Parents' Corner
Women’s History is for All Ages
As parents, you have the opportunity to guide your children’s lives in a unique way. Giving them the tools on how to find information for themselves is a gift. Below are some suggestions to help you influence your children’s education in women’s history.
- Alert your children’s teachers and school librarians that March is National Women’s History Month. Offer help with putting up a display, organizing a program, or staging a short play for an assembly.
- Coordinate a children’s story hour at your local library, with volunteers reading stories about famous women in history. Provide copied pages from women’s history coloring books in the Women’s History Catalog for children to take home -- request our free mail-order catalog, or order by phone.
- Put on a long skirt and wide-brimmed hat and present yourself as a woman from history to a class or after–school group. Perhaps you were a woman who lobbied for women’s right to vote, trekked west during the Gold Rush, or prospected in Alaska? Now’s your chance to time travel!
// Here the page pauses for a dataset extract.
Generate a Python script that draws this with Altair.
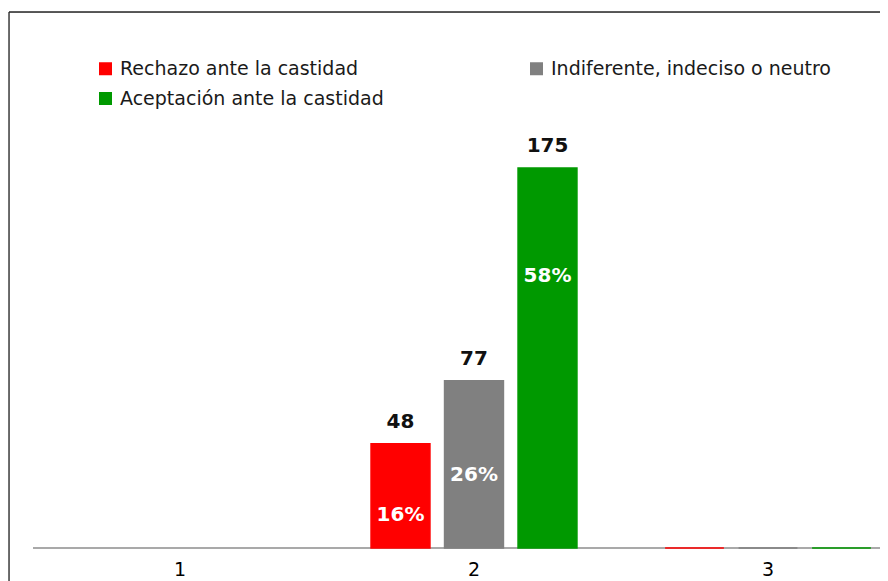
import altair as alt
import pandas as pd

categories = ["1", "2", "3"]
series = ["Rechazo ante la castidad", "Indiferente, indeciso o neutro", "Aceptación ante la castidad"]
colors = ["#FF0000", "#808080", "#009900"]

rechazo = [None, 48, 0]
indiferente = [None, 77, 0]
aceptacion = [None, 175, 0]

rechazo_pct = [None, "16%", None]
indiferente_pct = [None, "26%", None]
aceptacion_pct = [None, "58%", None]

# height (in data units) where the percentage labels sit inside the bars
rechazo_pct_at = [None, 15.4, None]
indiferente_pct_at = [None, 33.6, None]
aceptacion_pct_at = [None, 125.3, None]

rows = []
for s, vals, pcts, ats in [
    (series[0], rechazo, rechazo_pct, rechazo_pct_at),
    (series[1], indiferente, indiferente_pct, indiferente_pct_at),
    (series[2], aceptacion, aceptacion_pct, aceptacion_pct_at),
]:
    for c, v, p, a in zip(categories, vals, pcts, ats):
        rows.append({"cat": c, "serie": s, "value": v, "pct": p, "pct_at": a})
df = pd.DataFrame(rows)

W = 871
H = 590

xscale = alt.Scale(domain=categories, range=[24, 906], paddingInner=0, paddingOuter=0)
yscale = alt.Scale(domain=[-24.87, 246.9], zero=False, nice=False)
xoff = alt.XOffset("serie:N", scale=alt.Scale(domain=series, paddingInner=0.2, paddingOuter=0.6))

base = alt.Chart(df).transform_filter("isValid(datum.value)")

x_enc = alt.X(
    "cat:N",
    scale=xscale,
    sort=categories,
    title=None,
    axis=alt.Axis(
        offset=-54, domain=False, ticks=False, labelAngle=0,
        labelFont="DejaVu Sans", labelFontSize=19, labelColor="#000000",
        labelPadding=12,
    ),
)

frame_left = alt.Chart(pd.DataFrame({"k": [0]})).mark_rule(
    color="#262626", strokeWidth=1.3
).encode(x=alt.value(0), y=alt.value(0), y2=alt.value(H))

frame_top = alt.Chart(pd.DataFrame({"k": [0]})).mark_rule(
    color="#262626", strokeWidth=1.3
).encode(y=alt.value(0), x=alt.value(0), x2=alt.value(W))

baseline = alt.Chart(pd.DataFrame({"y": [0]})).mark_rule(
    color="#8c8c8c", strokeWidth=1.5
).encode(
    y=alt.Y("y:Q", scale=yscale, axis=None),
    x=alt.value(24),
    x2=alt.value(W),
)

bars = base.mark_bar(strokeWidth=1.6).encode(
    x=x_enc,
    xOffset=xoff,
    y=alt.Y("value:Q", scale=yscale, axis=None),
    y2=alt.datum(0),
    color=alt.Color(
        "serie:N",
        scale=alt.Scale(domain=series, range=colors),
        legend=alt.Legend(
            title=None, orient="none", legendX=87, legendY=47,
            direction="horizontal", columns=2, columnPadding=143, rowPadding=10,
            symbolType="square", symbolSize=169, symbolStrokeWidth=0,
            labelFont="DejaVu Sans", labelFontSize=19, labelColor="#1a1a1a",
            labelOffset=5, labelLimit=400, padding=0,
        ),
    ),
    stroke=alt.Stroke("serie:N", scale=alt.Scale(domain=series, range=colors), legend=None),
)

value_labels = base.transform_filter("datum.value > 0").mark_text(
    font="DejaVu Sans", fontWeight="bold", fontSize=20, color="#111111",
    baseline="alphabetic", dy=-16,
).encode(
    x=x_enc,
    xOffset=xoff,
    y=alt.Y("value:Q", scale=yscale, axis=None),
    text=alt.Text("value:Q"),
)

pct_labels = base.transform_filter("isValid(datum.pct)").mark_text(
    font="DejaVu Sans", fontWeight="bold", fontSize=20, color="#ffffff",
    baseline="middle",
).encode(
    x=x_enc,
    xOffset=xoff,
    y=alt.Y("pct_at:Q", scale=yscale, axis=None),
    text=alt.Text("pct:N"),
)

chart = alt.layer(frame_left, frame_top, baseline, bars, value_labels, pct_labels).properties(
    width=W,
    height=H,
    autosize=alt.AutoSizeParams(type="none"),
    padding={"left": 1, "top": 4, "right": 0, "bottom": 0},
).configure_view(
    strokeWidth=0
).configure(background="#ffffff")

chart.save("out.html", embed_options={"renderer": "svg", "actions": False})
Guides from the National Women’s History Project are available — through our mail–order catalog.
- Ask for time on the agenda of a school board or parent-teacher meeting to speak about the value to girls and boys alike of observing National Women’s History Month. The National Women’s History Project office can supply you with information and talking points, or inexpensive videos that explain it all.
- Do the books and magazines your children enjoy focus equally on stories of girls or women in positive central roles? If not, help them write letters to the editors offering specific ideas for future editions.
- Ask children, girls and boys, to check on whether women of achievement are included in their history, literature and science class materials. If not, suggest materials to their teachers that will help balance their presentations. The students can write to the book editors with suggestions about women to include in future editions, too.